Fin de la parité fixe
Selon la Banque centrale marocaine, «la parité fixe devenait de moins en moins compatible avec l’internationalisation de l’économie marocaine». Le FMI, qui encourage cette réforme, note que les salaires marocains augmentent plus rapidement que la productivité du travail. «En conséquence, l’avantage du coût salarial marocain pourrait ne pas se prolonger dans un contexte de stabilité du dirham.» 

L’enjeu est triple pour le Maroc: résorber une balance des paiements structurellement déficitaire, développer le secteur financier et attirer les investisseurs étrangers, en particulier chinois.
La Chine devient un partenaire de premier plan du Maroc. Les importations chinoises représentaient il y a dix ans 5% des importations marocaines contre 10% aujourd’hui. En évitant toute surévaluation du dirham, le Maroc permettra à son partenaire chinois de rapatrier plus facilement ses dividendes.

Autre atout du Maroc, la bonne santé affichée de son système financier. Les grandes banques marocaines sont dans une phase expansive en Afrique. Elles prennent des positions au Tchad, en Egypte, au Ghana ou encore au Rwanda. La plus grande mobilité des capitaux autorisée par la fluctuation du dirham permettra d’accélérer ce développement à l’international des principales banques du royaume.

Le contre-exemple égyptien
Certains appréhendent toutefois une dépréciation du dirham, avec à la clef une augmentation des coûts des importations, notamment des produits énergétiques. Dépourvu de réserves en hydrocarbures, le Maroc doit en effet importer massivement pour répondre à sa demande intérieure. La balance commerciale du royaume reste, elle, structurellement déficitaire. Les exportations marocaines sont essentiellement composées de produits agricoles, de phosphates et dérivés, de textiles et cuirs. L'automobile, l’électronique et l’aéronautique, des secteurs à plus haute valeur ajoutée, représentent encore une part marginale. Le Maroc bénéficie également des transferts des Marocains vivant à l’étranger, des revenus touristiques et des investissements directs étrangers.

Selon l’économiste Medhi Lahlou, «les importations risquent de se faire à un coût plus élevé, qui sera nécessairement répercuté sur le marché intérieur (...). Le pouvoir d'achat de la classe moyenne et des catégories les plus vulnérables en sera fortement affecté.»
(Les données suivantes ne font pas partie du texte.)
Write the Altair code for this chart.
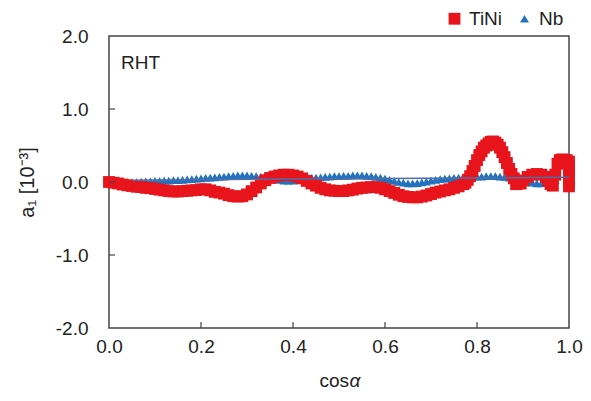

L'exemple de l'Egypte, où le passage à un régime de change flottant a été suivi d'une dévaluation de sa monnaie et d'une inflation record, reste dans tous les esprits. Mais pour les autorités monétaires du royaume chérifien, la réforme a été élaborée de façon «volontaire», contrairement à l'Egypte qui était dans une situation de «crise de change». Surtout la Banque centrale marocaine continuera d’intervenir massivement et la libéralisation complète du dirham devrait s'étaler sur une dizaine d'années.

Transferts d'argent
Première conséquence immédiate, les Marocains de l’extérieur devront suivre de près les taux de changes du dirham. La valeur des transferts d'argents vers le Maroc évolueront désormais suivant ses fluctuations.